Stability AI is keen to clarify that Stable Video Diffusion (SVD) is currently in its infancy and is primarily designed for research purposes:
While we eagerly update our models with the latest advancements and work to incorporate your feedback. This model is not intended for real-world or commercial applications at this stage. Your insights and feedback on safety and quality are important to refining this model for its eventual release.
The research paper on Stable Video Diffusion does not disclose the origins of the training datasets. It mentions the use of “a large video dataset,” which has been crafted into the Large Video Dataset (LVD). This impressive dataset comprises approximately 580 million annotated video clips, encapsulating 212 years’ worth of content in duration.
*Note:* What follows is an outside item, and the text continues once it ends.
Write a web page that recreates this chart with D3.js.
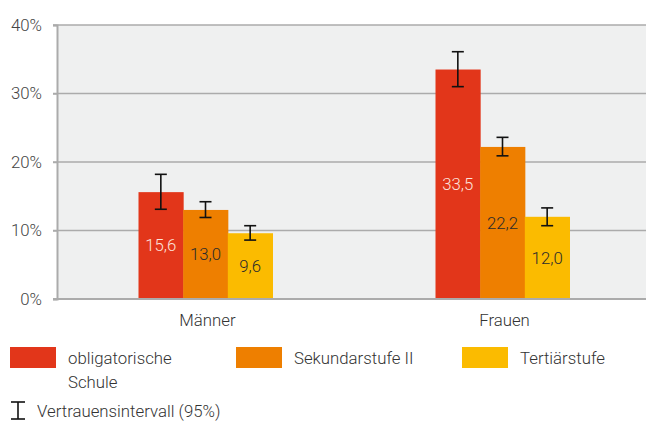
<!DOCTYPE html>
<html><head><meta charset="utf-8">
<script src="https://cdn.jsdelivr.net/npm/d3@7"></script>
<style>
html,body{margin:0;padding:0;background:#fff;}
svg{display:block;font-family:Roboto,"Noto Sans",sans-serif;}
</style></head>
<body>
<svg id="c" width="646" height="421"></svg>
<script>
const categories = ["Männer", "Frauen"];
const seriesNames = ["obligatorische Schule", "Sekundarstufe II", "Tertiärstufe"];
const seriesColors = ["#e2361a", "#ee7f00", "#fbbb00"];
const labelColors = ["#fde3dc", "#2b2b2b", "#2b2b2b"];
const values = [[15.6, 13.0, 9.6], [33.5, 22.2, 12.0]];
const ciLow = [[13.1, 11.9, 8.6], [31.0, 20.9, 10.7]];
const ciHigh = [[18.2, 14.2, 10.7], [36.1, 23.6, 13.3]];
const yTicks = [0, 10, 20, 30, 40];
const ciLegend = "Vertrauensintervall (95%)";

const FS = 16.8;
const svg = d3.select("#c");
const L = 57, R = 651, T = 25, B = 299;
const x = d3.scaleBand().domain(categories).range([L, R]);
const xs = d3.scaleBand().domain(d3.range(3)).range([0, 134]);
const y = d3.scaleLinear().domain([0, 40]).range([B, T]);

svg.append("rect").attr("x", L).attr("y", T).attr("width", R - L).attr("height", B - T).attr("fill", "#eff0f0");

// grid
svg.append("g").selectAll("line").data(yTicks.filter(d => d > 0)).join("line")
  .attr("x1", L - 4).attr("x2", R).attr("y1", d => y(d)).attr("y2", d => y(d))
  .attr("stroke", "#ababab").attr("stroke-width", 1.5);

// y axis
const ya = svg.append("g").attr("transform", `translate(${L},0)`)
  .call(d3.axisLeft(y).tickValues(yTicks).tickFormat(d => d + "%").tickSize(4).tickPadding(11));
ya.select(".domain").attr("stroke", "#ababab").attr("stroke-width", 2);
ya.selectAll(".tick line").attr("stroke", "#ababab").attr("stroke-width", 1.5);
ya.selectAll("text").attr("font-size", FS).attr("font-weight", 300).attr("fill", "#444").attr("font-family", "Roboto");

// bars
const gOff = (x.bandwidth() - 134) / 2;
const groups = svg.append("g").selectAll("g").data(categories).join("g")
  .attr("transform", d => `translate(${x(d) + gOff},0)`);
groups.each(function(cat, ci) {
  const g = d3.select(this);
  values[ci].forEach((v, si) => {
    g.append("rect").attr("x", xs(si)).attr("width", xs.bandwidth() + 0.5)
      .attr("y", y(v)).attr("height", y(0) - y(v)).attr("fill", seriesColors[si]);
  });
  values[ci].forEach((v, si) => {
    const cx = xs(si) + xs.bandwidth() / 2;
    g.append("text").attr("x", cx).attr("y", (y(v) + y(0)) / 2).attr("dy", "0.35em")
      .attr("text-anchor", "middle").attr("font-size", FS).attr("font-weight", 300)
      .attr("fill", labelColors[si]).text(d3.format(".1f")(v).replace(".", ","));
    const e = g.append("g").attr("stroke", "#111").attr("stroke-width", 1.6);
    e.append("line").attr("x1", cx).attr("x2", cx).attr("y1", y(ciHigh[ci][si])).attr("y2", y(ciLow[ci][si]));
    e.append("line").attr("x1", cx - 6).attr("x2", cx + 6).attr("y1", y(ciHigh[ci][si])).attr("y2", y(ciHigh[ci][si]));
    e.append("line").attr("x1", cx - 6).attr("x2", cx + 6).attr("y1", y(ciLow[ci][si])).attr("y2", y(ciLow[ci][si]));
  });
});

// x axis
svg.append("line").attr("x1", L - 4).attr("x2", R).attr("y1", B).attr("y2", B)
  .attr("stroke", "#ababab").attr("stroke-width", 2);
svg.append("g").selectAll("text").data(categories).join("text")
  .attr("x", d => x(d) + x.bandwidth() / 2 + 2).attr("y", 326).attr("text-anchor", "middle")
  .attr("font-size", FS).attr("font-weight", 300).attr("fill", "#333").text(d => d);

// legend
const legX = [10, 236, 462];
const leg = svg.append("g");
seriesNames.forEach((n, i) => {
  leg.append("rect").attr("x", legX[i]).attr("y", 347).attr("width", 46).attr("height", 21).attr("fill", seriesColors[i]);
  const t = leg.append("text").attr("x", legX[i] + 58).attr("y", 364).attr("font-size", FS)
    .attr("font-weight", 300).attr("fill", "#333");
  const words = i === 0 ? ["obligatorische", "Schule"] : [n];
  words.forEach((w, k) => t.append("tspan").attr("x", legX[i] + 58).attr("dy", k === 0 ? 0 : 23.5).text(w));
});
const ic = leg.append("g").attr("stroke", "#111").attr("stroke-width", 1.6);
ic.append("line").attr("x1", 18).attr("x2", 18).attr("y1", 402).attr("y2", 419);
ic.append("line").attr("x1", 11).attr("x2", 25).attr("y1", 402).attr("y2", 402);
ic.append("line").attr("x1", 11).attr("x2", 25).attr("y1", 419).attr("y2", 419);
leg.append("text").attr("x", 37).attr("y", 416.5).attr("font-size", FS).attr("font-weight", 300)
  .attr("fill", "#333").text(ciLegend);
</script>
</body></html>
Stable Diffusion models that can elevate your generation process
SVD is not the first AI model to provide such functionality, but it stands out in its approach and potential. For those interested in exploring or contributing to SVD, the source code and weights are openly accessible on GitHub. An alternative way to experiment with SVD is through the Pinokio platform. This platform simplifies the process by managing installation dependencies and running the model in a dedicated environment.
Stability AI has introduced an opportunity to join their waitlist for a new web experience featuring a Text-To-Video interface. This interface, powered by Stable Video Diffusion, is expected to find applications across various sectors like Advertising, Education, and Entertainment. It presents a glimpse into the practical utilities of SVD, demonstrating its potential impact beyond the research community.